Here's one attempt to spot a few such points of leverage.

I wish I had time to pursue some of these myself. Maybe someday.

Limits of rational choice analysis

Here is a further thought, related to but not integrated with the previous ones.

The general form of a rational choice explanation is: people did X because they perceived it as being in their best interests to do X (because doing X was seen, in the light of the beliefs of the people concerned, as most conducive to the satisfaction of their preferences).

But for such an account to figure as an “explanation” (an answer to a question we care to ask) certain conditions are required. Specifically, the set of beliefs in question, or the set of preferences, must be (a) somewhat unfamiliar to those for whom the account constitutes an explanation, but at the same time (b) not excessively outlandish.

“Why did personal computers plus word processing software displace electric typewriters in the early to mid 1980s?” A rational choice explanation of this would be redundant, for people alive today who understand the terms of the question. The advantages of word processing, once personal computers became cheap enough, are simply too obvious. We may feel we have been offered a real explanation, however, when we are given a persuasive account of some cultural phenomenon in terms of a set of beliefs that is unfamiliar (by reason, perhaps, of our distance - either temporal, or in geographical or social space - from the decision situation in question), or a set of preferences that is unfamiliar (for the same sort of reason). Why did some distant tribe carry out such-and-such a cultural practice? Perhaps the anthropologist can explain this to us in terms of the particular beliefs and preferences of the tribe in question, so that once the explanation is grasped, we say to ourselves, “Ah yes, I can see that if they thought this, and wanted that, this practice would make sense.”

But note that if the beliefs or preferences that are supposed to be operative are too weird, we are not going to find the putative explanation satisfactory. Suppose someone tries to explain the Heaven's Gate suicides simply by reference to the beliefs and desires of the cult members (“they thought they would achieve this advantage by killing themselves”). Are we going to say, “OK, now I understand that given their beliefs this was their best course of action”? Surely not.
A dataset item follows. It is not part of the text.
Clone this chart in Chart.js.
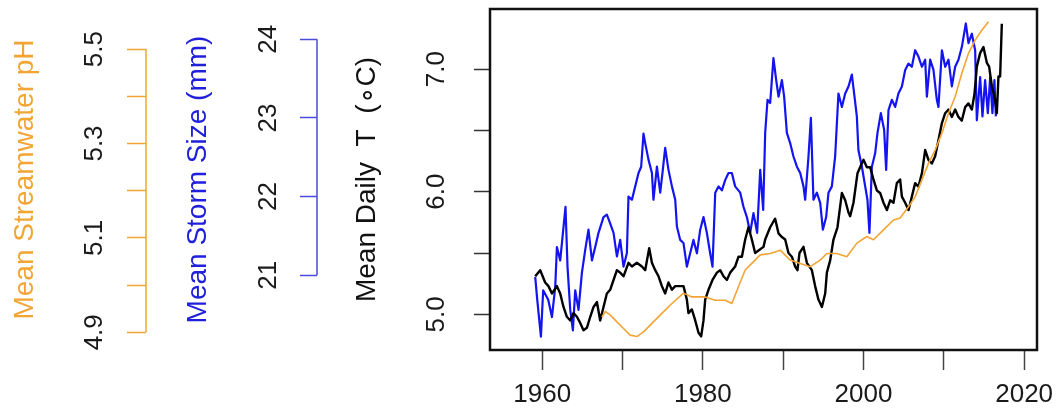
<!DOCTYPE html>
<html>
<head>
<meta charset="utf-8">
<script src="https://cdn.jsdelivr.net/npm/chart.js@4/dist/chart.umd.min.js"></script>
<style>
  body { margin: 0; background: #fff; }
</style>
</head>
<body>
<canvas id="chart" width="1059" height="418"></canvas>
<script>
// series (running means)
const stormYears = [1959.13, 1959.38, 1959.84, 1960.12, 1960.75, 1961.21, 1961.62, 1961.83, 1962.24, 1962.58,
  1962.90, 1963.15, 1963.49, 1963.82, 1964.11, 1964.52, 1964.94, 1965.35, 1965.76, 1966.19,
  1966.60, 1967.01, 1967.63, 1968.05, 1968.46, 1968.88, 1969.30, 1969.71, 1970.12, 1970.54,
  1970.74, 1971.17, 1971.58, 1971.99, 1972.32, 1972.61, 1972.82, 1973.23, 1973.66, 1973.85,
  1974.28, 1974.69, 1974.97, 1975.31, 1975.72, 1976.15, 1976.56, 1976.77, 1977.18, 1977.59,
  1978.01, 1978.42, 1978.83, 1979.26, 1979.67, 1980.08, 1980.50, 1980.91, 1981.20, 1981.54,
  1981.95, 1982.37, 1982.78, 1983.19, 1983.61, 1984.02, 1984.65, 1985.06, 1985.48, 1985.89,
  1986.30, 1986.76, 1987.14, 1987.51, 1987.76, 1988.05, 1988.38, 1988.79, 1989.13, 1989.42,
  1989.84, 1990.12, 1990.46, 1990.87, 1991.28, 1991.71, 1992.12, 1992.53, 1992.74, 1993.15,
  1993.45, 1993.77, 1994.19, 1994.61, 1994.94, 1995.35, 1995.64, 1996.06, 1996.47, 1996.88,
  1997.31, 1997.72, 1998.13, 1998.55, 1998.88, 1999.17, 1999.37, 1999.80, 2000.21, 2000.49,
  2000.74, 2001.04, 2001.45, 2001.74, 2002.16, 2002.57, 2002.82, 2003.11, 2003.53, 2003.94,
  2004.35, 2004.78, 2005.19, 2005.60, 2006.02, 2006.43, 2006.84, 2007.27, 2007.68, 2007.89,
  2008.30, 2008.71, 2009.13, 2009.33, 2009.76, 2010.17, 2010.58, 2011.00, 2011.41, 2011.82,
  2012.24, 2012.74, 2013.07, 2013.49, 2013.90, 2014.11, 2014.52, 2014.81, 2015.14, 2015.48,
  2015.77, 2016.05, 2016.30, 2016.48];
const stormMm = [20.98, 20.69, 20.22, 20.81, 20.69, 20.47, 20.85, 21.36, 21.19, 21.54,
  21.87, 21.11, 20.56, 20.30, 20.81, 20.56, 21.03, 21.32, 21.58, 21.19,
  21.36, 21.54, 21.74, 21.77, 21.66, 21.54, 21.24, 21.45, 21.11, 21.28,
  22.00, 21.96, 22.13, 22.30, 22.38, 22.80, 22.68, 22.47, 22.30, 21.96,
  22.38, 22.05, 22.30, 22.62, 22.34, 22.13, 21.96, 21.62, 21.45, 21.41,
  21.11, 21.28, 21.45, 21.28, 21.58, 21.74, 21.54, 21.28, 21.11, 22.05,
  22.13, 22.08, 22.21, 22.30, 22.30, 22.13, 22.05, 21.87, 21.74, 21.54,
  21.79, 21.54, 22.34, 21.83, 22.81, 23.23, 23.19, 23.76, 23.48, 23.27,
  23.48, 23.27, 22.81, 22.68, 22.51, 22.38, 22.30, 22.13, 21.96, 22.51,
  23.00, 21.96, 22.05, 21.92, 21.58, 21.74, 22.05, 22.13, 22.51, 23.31,
  23.14, 23.31, 23.40, 23.55, 23.27, 23.02, 22.59, 22.38, 22.13, 21.96,
  21.54, 22.38, 22.55, 22.81, 23.06, 22.85, 22.34, 23.10, 23.23, 23.14,
  23.31, 23.40, 23.61, 23.69, 23.65, 23.86, 23.78, 23.65, 23.74, 23.27,
  23.74, 23.61, 23.23, 23.14, 23.86, 23.65, 23.74, 23.40, 23.65, 23.74,
  23.90, 24.20, 23.95, 24.07, 23.86, 22.97, 23.52, 23.02, 23.48, 23.06,
  23.52, 23.06, 23.48, 23.02];

const tempYears = [1959.13, 1959.75, 1960.37, 1960.78, 1961.21, 1961.83, 1962.24, 1962.65, 1963.07, 1963.49,
  1963.90, 1964.32, 1964.73, 1965.14, 1965.56, 1965.98, 1966.39, 1966.81, 1967.22, 1967.63,
  1968.05, 1968.46, 1968.88, 1969.30, 1969.71, 1970.12, 1970.74, 1971.17, 1971.79, 1972.41,
  1972.82, 1973.32, 1973.66, 1974.07, 1974.48, 1974.90, 1975.31, 1975.72, 1976.15, 1976.56,
  1976.97, 1977.59, 1978.01, 1978.21, 1978.63, 1979.05, 1979.46, 1979.79, 1980.08, 1980.29,
  1980.70, 1981.20, 1981.75, 1982.16, 1982.57, 1982.99, 1983.40, 1984.02, 1984.44, 1984.86,
  1985.27, 1985.68, 1986.10, 1986.51, 1986.93, 1987.55, 1987.76, 1988.38, 1989.00, 1989.42,
  1989.84, 1990.25, 1990.66, 1991.08, 1991.49, 1991.78, 1992.03, 1992.53, 1992.95, 1993.57,
  1993.98, 1994.39, 1994.82, 1995.23, 1995.44, 1995.85, 1996.26, 1996.76, 1997.31, 1997.72,
  1998.13, 1998.34, 1998.75, 1999.25, 1999.58, 2000.00, 2000.42, 2000.83, 2001.24, 2001.66,
  2002.07, 2002.49, 2002.91, 2003.32, 2003.73, 2004.15, 2004.56, 2004.78, 2005.19, 2005.60,
  2006.02, 2006.43, 2006.84, 2007.27, 2007.68, 2008.09, 2008.51, 2008.92, 2009.33, 2009.76,
  2010.17, 2010.58, 2011.00, 2011.41, 2011.82, 2012.24, 2012.66, 2013.07, 2013.49, 2013.82,
  2014.11, 2014.52, 2014.93, 2015.36, 2015.64, 2015.98, 2016.39, 2016.60, 2016.80, 2017.01,
  2017.22];
const tempC = [5.31, 5.36, 5.26, 5.23, 5.17, 5.23, 5.17, 5.06, 4.98, 4.95,
  5.01, 4.98, 4.93, 4.87, 4.89, 4.98, 5.06, 5.10, 4.95, 5.06,
  5.17, 5.20, 5.28, 5.36, 5.34, 5.31, 5.42, 5.39, 5.42, 5.39,
  5.36, 5.54, 5.42, 5.36, 5.31, 5.23, 5.17, 5.26, 5.20, 5.23,
  5.23, 5.23, 5.12, 5.01, 5.04, 4.95, 4.85, 4.82, 4.95, 5.12,
  5.20, 5.28, 5.34, 5.36, 5.31, 5.28, 5.34, 5.39, 5.47, 5.47,
  5.61, 5.71, 5.61, 5.50, 5.52, 5.55, 5.61, 5.71, 5.78, 5.66,
  5.63, 5.61, 5.50, 5.47, 5.39, 5.36, 5.50, 5.55, 5.42, 5.36,
  5.23, 5.12, 5.06, 5.17, 5.34, 5.44, 5.61, 5.71, 5.99, 5.93,
  5.83, 5.80, 5.91, 6.15, 6.20, 6.26, 6.20, 6.20, 6.10, 6.01,
  5.99, 5.91, 5.85, 5.93, 5.91, 6.07, 6.10, 5.96, 5.91, 5.85,
  5.96, 6.07, 6.04, 6.15, 6.34, 6.26, 6.23, 6.29, 6.42, 6.56,
  6.64, 6.67, 6.61, 6.67, 6.61, 6.58, 6.69, 6.72, 6.67, 6.80,
  7.02, 7.13, 7.18, 7.05, 7.02, 6.86, 6.75, 6.64, 6.94, 6.94,
  7.37];

const phYears = [1967.43, 1967.84, 1968.46, 1969.30, 1970.12, 1970.95, 1971.79, 1972.61, 1973.66, 1974.90,
  1976.15, 1977.59, 1978.63, 1980.29, 1981.54, 1982.78, 1983.61, 1984.44, 1985.27, 1986.10,
  1987.14, 1988.38, 1989.63, 1990.87, 1992.12, 1993.36, 1994.61, 1995.44, 1996.68, 1997.93,
  1999.17, 2000.42, 2001.24, 2002.49, 2003.73, 2004.56, 2005.60, 2006.43, 2007.27, 2008.09,
  2008.92, 2009.76, 2010.58, 2011.41, 2012.24, 2013.07, 2013.90, 2014.73, 2015.56];
const phValues = [4.932, 4.944, 4.937, 4.922, 4.908, 4.894, 4.891, 4.901, 4.919, 4.940,
  4.961, 4.983, 4.975, 4.975, 4.968, 4.968, 4.961, 4.997, 5.032, 5.046,
  5.064, 5.067, 5.074, 5.053, 5.046, 5.039, 5.053, 5.067, 5.067, 5.060,
  5.089, 5.103, 5.096, 5.117, 5.138, 5.142, 5.166, 5.187, 5.223, 5.258,
  5.286, 5.322, 5.364, 5.399, 5.449, 5.491, 5.519, 5.540, 5.558];

// axis ticks
const yearTicks = [1960, 1970, 1980, 1990, 2000, 2010, 2020];
const yearLabels = [1960, 1980, 2000, 2020];
const tempTicks = [5.0, 5.5, 6.0, 6.5, 7.0];
const tempLabels = [5.0, 6.0, 7.0];
const stormTicks = [21, 22, 23, 24];
const phTicks = [4.9, 5.0, 5.1, 5.2, 5.3, 5.4, 5.5];
const phLabels = [4.9, 5.1, 5.3, 5.5];

const ORANGE = '#F2A535';
const BLUE = '#1414F0';
const FONT = "'Liberation Sans', Arial, sans-serif";

const pts = (xs, ys) => xs.map((x, i) => ({ x: x, y: ys[i] }));
const inList = (list, v) => list.some(l => Math.abs(l - v) < 1e-6);

// fixed box sizes so the stacked axes line up like the original
function fixWidth(w) {
  return s => { s.width = w; s.paddingTop = 0; s.paddingBottom = 0; };
}

function sideAxis(opts) {
  return {
    type: 'linear',
    position: 'left',
    weight: opts.weight,
    min: opts.min,
    max: opts.max,
    afterBuildTicks: s => { s.ticks = opts.ticks.map(v => ({ value: v })); },
    afterFit: fixWidth(opts.width),
    border: { display: false },
    grid: {
      drawOnChartArea: false,
      tickLength: opts.tickLength,
      tickColor: opts.lineColor,
      tickWidth: 1.5
    },
    ticks: {
      autoSkip: false,
      minRotation: 90,
      maxRotation: 90,
      crossAlign: 'center',
      padding: opts.pad,
      color: '#1a1a1a',
      font: { family: FONT, size: 26 },
      callback: opts.label
    },
    title: {
      display: true,
      text: opts.title,
      color: opts.titleColor,
      font: { family: FONT, size: 28 },
      padding: { top: opts.titlePad, bottom: 0 }
    }
  };
}

// plot frame plus the short coloured axis lines
const framePlugin = {
  id: 'frame',
  afterDraw(chart) {
    const { ctx, chartArea: a, scales } = chart;
    ctx.save();
    ctx.strokeStyle = '#111';
    ctx.lineWidth = 2.5;
    ctx.strokeRect(a.left, a.top, a.right - a.left, a.bottom - a.top);
    [['yPH', phTicks, ORANGE], ['yStorm', stormTicks, '#4a4ade']].forEach(([id, t, col]) => {
      const s = scales[id];
      ctx.strokeStyle = col;
      ctx.lineWidth = 1.5;
      ctx.beginPath();
      ctx.moveTo(s.right, s.getPixelForValue(t[0]));
      ctx.lineTo(s.right, s.getPixelForValue(t[t.length - 1]));
      ctx.stroke();
    });
    ctx.restore();
  }
};

new Chart(document.getElementById('chart'), {
  type: 'line',
  data: {
    datasets: [
      { label: 'pH', data: pts(phYears, phValues), yAxisID: 'yPH', borderColor: ORANGE, borderWidth: 1.6, order: 0 },
      { label: 'Temperature', data: pts(tempYears, tempC), yAxisID: 'y', borderColor: '#000', borderWidth: 2.4, order: 1 },
      { label: 'Storm size', data: pts(stormYears, stormMm), yAxisID: 'yStorm', borderColor: BLUE, borderWidth: 2.2, order: 2 }
    ]
  },
  options: {
    responsive: false,
    animation: false,
    devicePixelRatio: 1,
    layout: { padding: { top: 9, right: 22, bottom: 0, left: 0 } },
    elements: { point: { radius: 0 }, line: { tension: 0, borderJoinStyle: 'round' } },
    plugins: { legend: { display: false }, tooltip: { enabled: false } },
    scales: {
      x: {
        type: 'linear',
        min: 1953.5,
        max: 2021.6,
        afterBuildTicks: s => { s.ticks = yearTicks.map(v => ({ value: v })); },
        afterFit: s => { s.height = 68; s.paddingLeft = 0; s.paddingRight = 0; },
        border: { display: false },
        grid: { drawOnChartArea: false, tickLength: 20, tickColor: '#444', tickWidth: 1.5 },
        ticks: {
          autoSkip: false,
          maxRotation: 0,
          padding: 9,
          color: '#1a1a1a',
          font: { family: FONT, size: 26 },
          callback: v => inList(yearLabels, v) ? String(v) : ''
        }
      },
      y: sideAxis({
        weight: 0, width: 173, min: 4.709, max: 7.49, ticks: tempTicks,
        tickLength: 16, lineColor: '#333', pad: 19,
        label: v => inList(tempLabels, v) ? v.toFixed(1) : '',
        title: 'Mean Daily  T  (\u2218C)', titleColor: '#111', titlePad: 33
      }),
      yStorm: sideAxis({
        weight: 1, width: 171, min: 20.051, max: 24.384, ticks: stormTicks,
        tickLength: 17, lineColor: '#4a4ade', pad: 17,
        label: v => String(v),
        title: 'Mean Storm Size (mm)', titleColor: '#2020dc', titlePad: 35
      }),
      yPH: sideAxis({
        weight: 2, width: 146, min: 4.8625, max: 5.585, ticks: phTicks,
        tickLength: 19, lineColor: ORANGE, pad: 14,
        label: v => inList(phLabels, v) ? v.toFixed(1) : '',
        title: 'Mean Streamwater pH', titleColor: ORANGE, titlePad: 8
      })
    }
  },
  plugins: [framePlugin]
});
</script>
</body>
</html>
We're going to ask, “But how come they ended up believing that crazy stuff?”. Similarly, if a rational choice account were to appeal to masochistic preferences, we would generally be disinclined to accept it as an explanation, and inclined to demand a further account of where such self-destructive preferences are supposed to have come from.

Perhaps it is at such points that a specifically memetic analysis can “interface” with a rational choice account.